▶ THE TASK
Extract each line of the material that follows exactly and omit its pictures.

(Plotting code records)
>>

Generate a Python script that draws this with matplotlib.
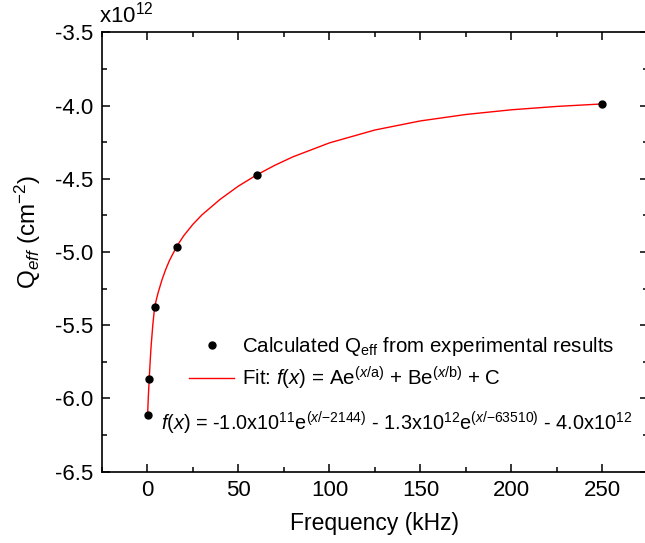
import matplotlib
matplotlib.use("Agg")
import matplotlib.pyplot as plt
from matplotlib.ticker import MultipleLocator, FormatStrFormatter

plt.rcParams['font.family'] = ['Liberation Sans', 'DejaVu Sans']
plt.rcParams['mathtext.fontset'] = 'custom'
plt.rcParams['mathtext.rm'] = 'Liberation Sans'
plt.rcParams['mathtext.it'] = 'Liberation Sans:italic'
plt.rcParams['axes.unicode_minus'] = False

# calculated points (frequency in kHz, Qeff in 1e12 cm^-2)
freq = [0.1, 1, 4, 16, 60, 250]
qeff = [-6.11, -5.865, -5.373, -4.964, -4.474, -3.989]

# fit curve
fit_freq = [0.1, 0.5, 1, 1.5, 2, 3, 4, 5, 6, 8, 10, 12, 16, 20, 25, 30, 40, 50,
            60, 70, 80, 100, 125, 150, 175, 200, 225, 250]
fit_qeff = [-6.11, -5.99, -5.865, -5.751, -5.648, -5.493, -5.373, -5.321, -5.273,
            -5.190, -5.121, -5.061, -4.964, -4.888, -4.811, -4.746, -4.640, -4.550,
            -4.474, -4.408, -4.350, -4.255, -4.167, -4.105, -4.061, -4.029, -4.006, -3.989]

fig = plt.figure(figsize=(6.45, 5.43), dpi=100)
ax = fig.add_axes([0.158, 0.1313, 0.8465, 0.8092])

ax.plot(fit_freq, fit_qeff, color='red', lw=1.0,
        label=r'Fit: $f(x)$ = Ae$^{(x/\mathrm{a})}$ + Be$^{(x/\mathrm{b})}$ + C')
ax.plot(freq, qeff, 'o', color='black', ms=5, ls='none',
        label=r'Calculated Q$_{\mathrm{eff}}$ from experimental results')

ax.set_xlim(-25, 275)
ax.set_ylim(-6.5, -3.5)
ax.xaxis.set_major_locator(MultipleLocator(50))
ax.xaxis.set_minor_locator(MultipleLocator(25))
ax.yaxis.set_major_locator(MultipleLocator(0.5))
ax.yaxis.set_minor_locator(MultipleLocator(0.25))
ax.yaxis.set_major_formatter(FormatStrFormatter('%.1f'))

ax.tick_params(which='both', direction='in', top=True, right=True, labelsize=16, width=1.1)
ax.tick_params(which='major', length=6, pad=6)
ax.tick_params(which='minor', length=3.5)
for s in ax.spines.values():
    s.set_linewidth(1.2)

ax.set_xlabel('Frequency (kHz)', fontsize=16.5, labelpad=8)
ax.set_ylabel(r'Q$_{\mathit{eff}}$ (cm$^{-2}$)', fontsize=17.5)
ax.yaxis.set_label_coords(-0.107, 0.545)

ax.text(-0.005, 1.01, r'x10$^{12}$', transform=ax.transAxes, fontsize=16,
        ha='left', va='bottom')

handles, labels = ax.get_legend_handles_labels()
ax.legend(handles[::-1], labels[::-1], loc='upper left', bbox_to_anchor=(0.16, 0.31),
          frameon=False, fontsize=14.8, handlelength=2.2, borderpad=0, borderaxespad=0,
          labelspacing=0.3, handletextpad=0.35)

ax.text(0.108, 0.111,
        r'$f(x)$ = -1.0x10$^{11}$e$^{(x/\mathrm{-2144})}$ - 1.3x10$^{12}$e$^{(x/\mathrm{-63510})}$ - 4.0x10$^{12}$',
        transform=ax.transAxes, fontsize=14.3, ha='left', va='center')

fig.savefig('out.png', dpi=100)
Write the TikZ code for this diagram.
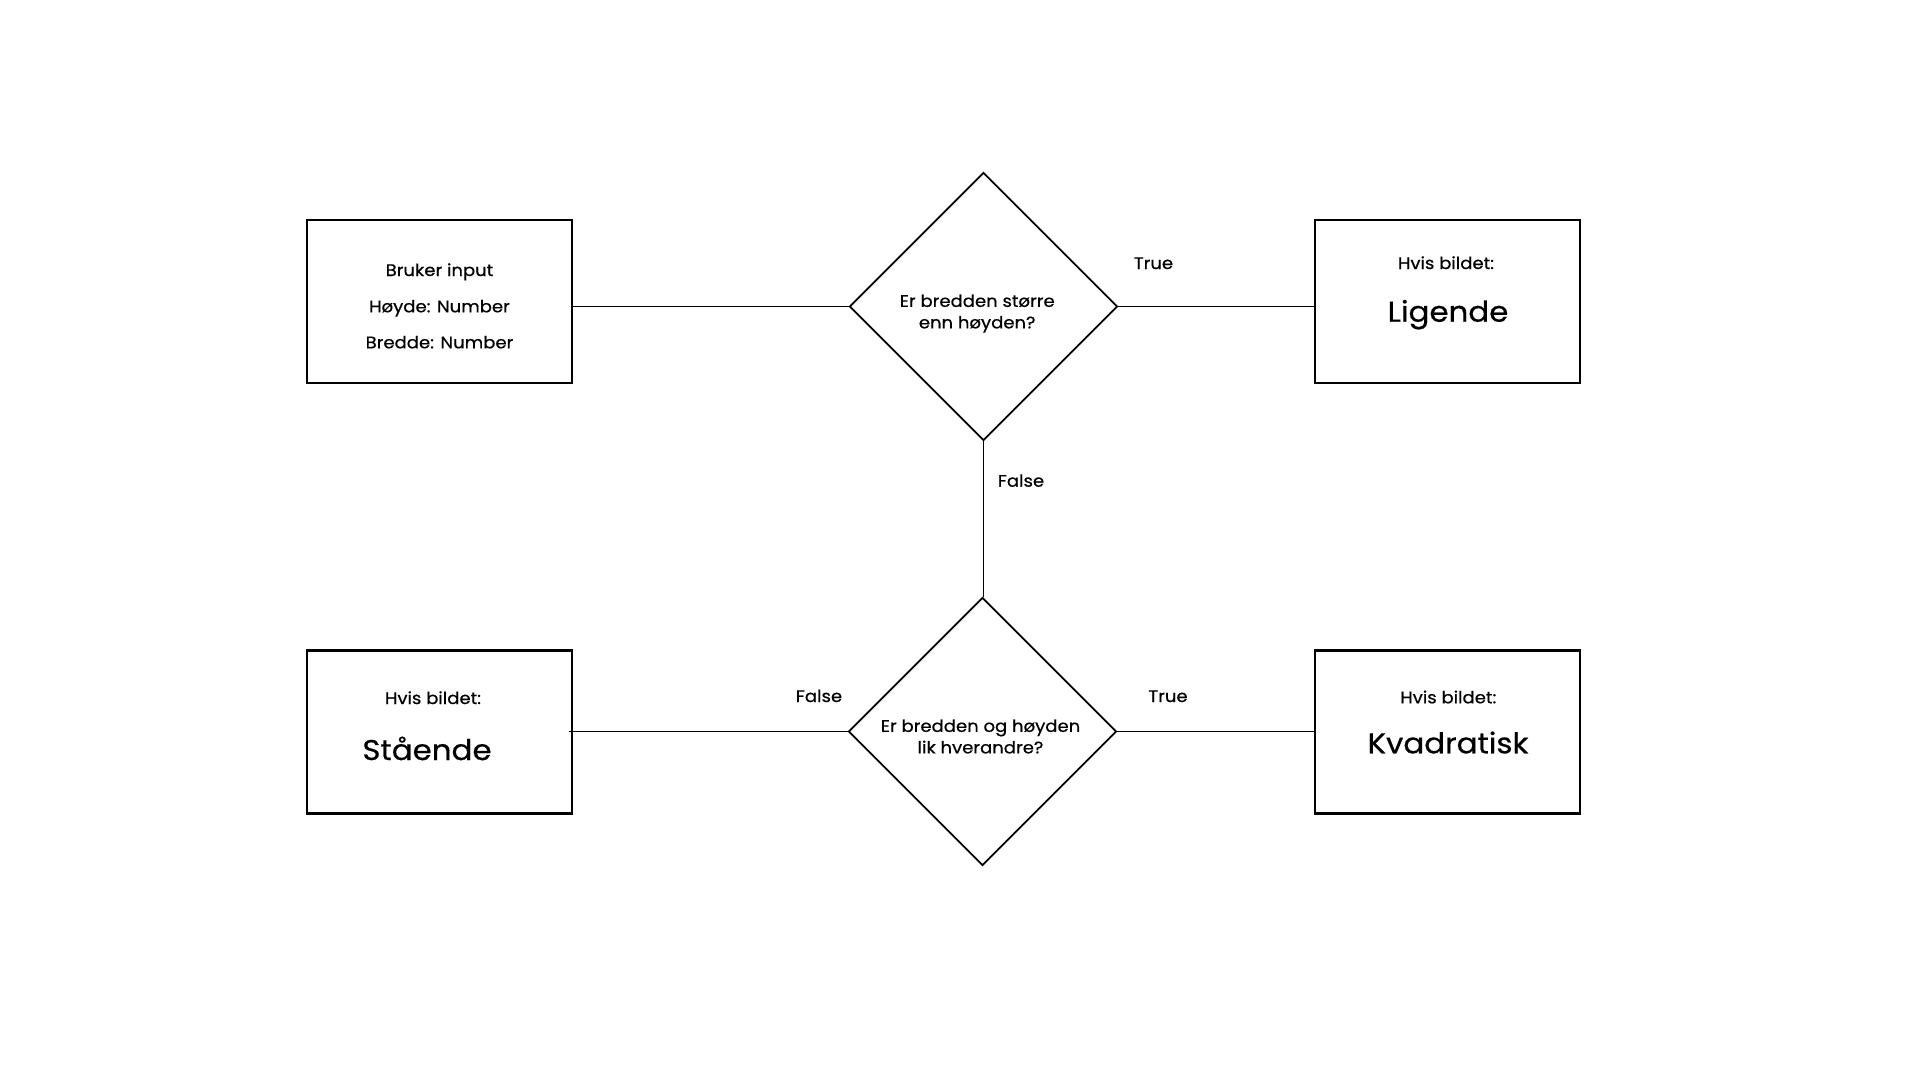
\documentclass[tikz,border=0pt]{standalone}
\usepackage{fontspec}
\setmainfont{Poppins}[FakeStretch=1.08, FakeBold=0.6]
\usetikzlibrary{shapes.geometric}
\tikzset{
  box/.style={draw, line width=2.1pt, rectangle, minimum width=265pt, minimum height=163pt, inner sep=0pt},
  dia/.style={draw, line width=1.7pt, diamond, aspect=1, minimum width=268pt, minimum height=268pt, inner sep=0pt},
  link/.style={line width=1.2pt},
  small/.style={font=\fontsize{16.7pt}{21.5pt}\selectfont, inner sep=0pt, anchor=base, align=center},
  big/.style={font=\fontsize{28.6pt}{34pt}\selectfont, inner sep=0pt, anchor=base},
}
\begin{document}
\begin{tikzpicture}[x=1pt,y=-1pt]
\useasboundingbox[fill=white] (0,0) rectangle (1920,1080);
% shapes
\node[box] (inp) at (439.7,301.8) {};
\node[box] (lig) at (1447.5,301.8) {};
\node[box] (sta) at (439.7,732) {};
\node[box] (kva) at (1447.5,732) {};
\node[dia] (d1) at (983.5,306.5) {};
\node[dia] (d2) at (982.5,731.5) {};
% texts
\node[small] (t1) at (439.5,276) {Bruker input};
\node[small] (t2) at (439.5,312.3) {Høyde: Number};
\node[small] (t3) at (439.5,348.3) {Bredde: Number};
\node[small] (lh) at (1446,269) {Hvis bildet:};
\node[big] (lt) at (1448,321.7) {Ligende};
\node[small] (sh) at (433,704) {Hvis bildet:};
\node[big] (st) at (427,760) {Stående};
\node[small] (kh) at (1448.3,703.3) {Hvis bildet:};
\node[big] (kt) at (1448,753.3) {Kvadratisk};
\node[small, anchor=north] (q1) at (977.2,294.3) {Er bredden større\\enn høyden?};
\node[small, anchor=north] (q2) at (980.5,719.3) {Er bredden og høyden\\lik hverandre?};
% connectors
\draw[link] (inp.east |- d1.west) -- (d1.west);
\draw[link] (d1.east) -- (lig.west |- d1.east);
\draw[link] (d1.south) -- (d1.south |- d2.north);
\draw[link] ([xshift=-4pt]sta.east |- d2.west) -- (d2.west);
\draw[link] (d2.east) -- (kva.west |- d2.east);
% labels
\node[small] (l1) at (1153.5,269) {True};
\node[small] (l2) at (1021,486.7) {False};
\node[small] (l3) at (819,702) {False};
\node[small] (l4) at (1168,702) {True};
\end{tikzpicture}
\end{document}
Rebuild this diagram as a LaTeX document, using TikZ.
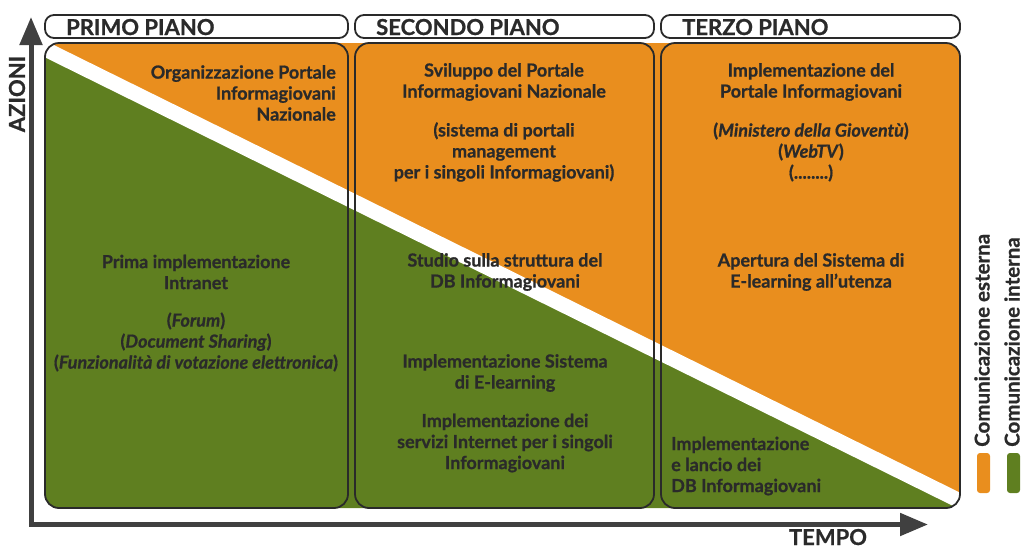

<<

▶ RESPONSE TO THIS EXERCISE
Generate a Python script that draws this with matplotlib.
import matplotlib
matplotlib.use("Agg")
import matplotlib.pyplot as plt
from matplotlib.ticker import MultipleLocator, FormatStrFormatter

plt.rcParams['font.family'] = ['Liberation Sans', 'DejaVu Sans']
plt.rcParams['mathtext.fontset'] = 'custom'
plt.rcParams['mathtext.rm'] = 'Liberation Sans'
plt.rcParams['mathtext.it'] = 'Liberation Sans:italic'
plt.rcParams['axes.unicode_minus'] = False

# calculated points (frequency in kHz, Qeff in 1e12 cm^-2)
freq = [0.1, 1, 4, 16, 60, 250]
qeff = [-6.11, -5.865, -5.373, -4.964, -4.474, -3.989]

# fit curve
fit_freq = [0.1, 0.5, 1, 1.5, 2, 3, 4, 5, 6, 8, 10, 12, 16, 20, 25, 30, 40, 50,
            60, 70, 80, 100, 125, 150, 175, 200, 225, 250]
fit_qeff = [-6.11, -5.99, -5.865, -5.751, -5.648, -5.493, -5.373, -5.321, -5.273,
            -5.190, -5.121, -5.061, -4.964, -4.888, -4.811, -4.746, -4.640, -4.550,
            -4.474, -4.408, -4.350, -4.255, -4.167, -4.105, -4.061, -4.029, -4.006, -3.989]

fig = plt.figure(figsize=(6.45, 5.43), dpi=100)
ax = fig.add_axes([0.158, 0.1313, 0.8465, 0.8092])

ax.plot(fit_freq, fit_qeff, color='red', lw=1.0,
        label=r'Fit: $f(x)$ = Ae$^{(x/\mathrm{a})}$ + Be$^{(x/\mathrm{b})}$ + C')
ax.plot(freq, qeff, 'o', color='black', ms=5, ls='none',
        label=r'Calculated Q$_{\mathrm{eff}}$ from experimental results')

ax.set_xlim(-25, 275)
ax.set_ylim(-6.5, -3.5)
ax.xaxis.set_major_locator(MultipleLocator(50))
ax.xaxis.set_minor_locator(MultipleLocator(25))
ax.yaxis.set_major_locator(MultipleLocator(0.5))
ax.yaxis.set_minor_locator(MultipleLocator(0.25))
ax.yaxis.set_major_formatter(FormatStrFormatter('%.1f'))

ax.tick_params(which='both', direction='in', top=True, right=True, labelsize=16, width=1.1)
ax.tick_params(which='major', length=6, pad=6)
ax.tick_params(which='minor', length=3.5)
for s in ax.spines.values():
    s.set_linewidth(1.2)

ax.set_xlabel('Frequency (kHz)', fontsize=16.5, labelpad=8)
ax.set_ylabel(r'Q$_{\mathit{eff}}$ (cm$^{-2}$)', fontsize=17.5)
ax.yaxis.set_label_coords(-0.107, 0.545)

ax.text(-0.005, 1.01, r'x10$^{12}$', transform=ax.transAxes, fontsize=16,
        ha='left', va='bottom')

handles, labels = ax.get_legend_handles_labels()
ax.legend(handles[::-1], labels[::-1], loc='upper left', bbox_to_anchor=(0.16, 0.31),
          frameon=False, fontsize=14.8, handlelength=2.2, borderpad=0, borderaxespad=0,
          labelspacing=0.3, handletextpad=0.35)

ax.text(0.108, 0.111,
        r'$f(x)$ = -1.0x10$^{11}$e$^{(x/\mathrm{-2144})}$ - 1.3x10$^{12}$e$^{(x/\mathrm{-63510})}$ - 4.0x10$^{12}$',
        transform=ax.transAxes, fontsize=14.3, ha='left', va='center')

fig.savefig('out.png', dpi=100)
Write the TikZ code for this diagram.
\documentclass[tikz,border=0pt]{standalone}
\usepackage{fontspec}
\setmainfont{Poppins}[FakeStretch=1.08, FakeBold=0.6]
\usetikzlibrary{shapes.geometric}
\tikzset{
  box/.style={draw, line width=2.1pt, rectangle, minimum width=265pt, minimum height=163pt, inner sep=0pt},
  dia/.style={draw, line width=1.7pt, diamond, aspect=1, minimum width=268pt, minimum height=268pt, inner sep=0pt},
  link/.style={line width=1.2pt},
  small/.style={font=\fontsize{16.7pt}{21.5pt}\selectfont, inner sep=0pt, anchor=base, align=center},
  big/.style={font=\fontsize{28.6pt}{34pt}\selectfont, inner sep=0pt, anchor=base},
}
\begin{document}
\begin{tikzpicture}[x=1pt,y=-1pt]
\useasboundingbox[fill=white] (0,0) rectangle (1920,1080);
% shapes
\node[box] (inp) at (439.7,301.8) {};
\node[box] (lig) at (1447.5,301.8) {};
\node[box] (sta) at (439.7,732) {};
\node[box] (kva) at (1447.5,732) {};
\node[dia] (d1) at (983.5,306.5) {};
\node[dia] (d2) at (982.5,731.5) {};
% texts
\node[small] (t1) at (439.5,276) {Bruker input};
\node[small] (t2) at (439.5,312.3) {Høyde: Number};
\node[small] (t3) at (439.5,348.3) {Bredde: Number};
\node[small] (lh) at (1446,269) {Hvis bildet:};
\node[big] (lt) at (1448,321.7) {Ligende};
\node[small] (sh) at (433,704) {Hvis bildet:};
\node[big] (st) at (427,760) {Stående};
\node[small] (kh) at (1448.3,703.3) {Hvis bildet:};
\node[big] (kt) at (1448,753.3) {Kvadratisk};
\node[small, anchor=north] (q1) at (977.2,294.3) {Er bredden større\\enn høyden?};
\node[small, anchor=north] (q2) at (980.5,719.3) {Er bredden og høyden\\lik hverandre?};
% connectors
\draw[link] (inp.east |- d1.west) -- (d1.west);
\draw[link] (d1.east) -- (lig.west |- d1.east);
\draw[link] (d1.south) -- (d1.south |- d2.north);
\draw[link] ([xshift=-4pt]sta.east |- d2.west) -- (d2.west);
\draw[link] (d2.east) -- (kva.west |- d2.east);
% labels
\node[small] (l1) at (1153.5,269) {True};
\node[small] (l2) at (1021,486.7) {False};
\node[small] (l3) at (819,702) {False};
\node[small] (l4) at (1168,702) {True};
\end{tikzpicture}
\end{document}
Rebuild this diagram as a LaTeX document, using TikZ.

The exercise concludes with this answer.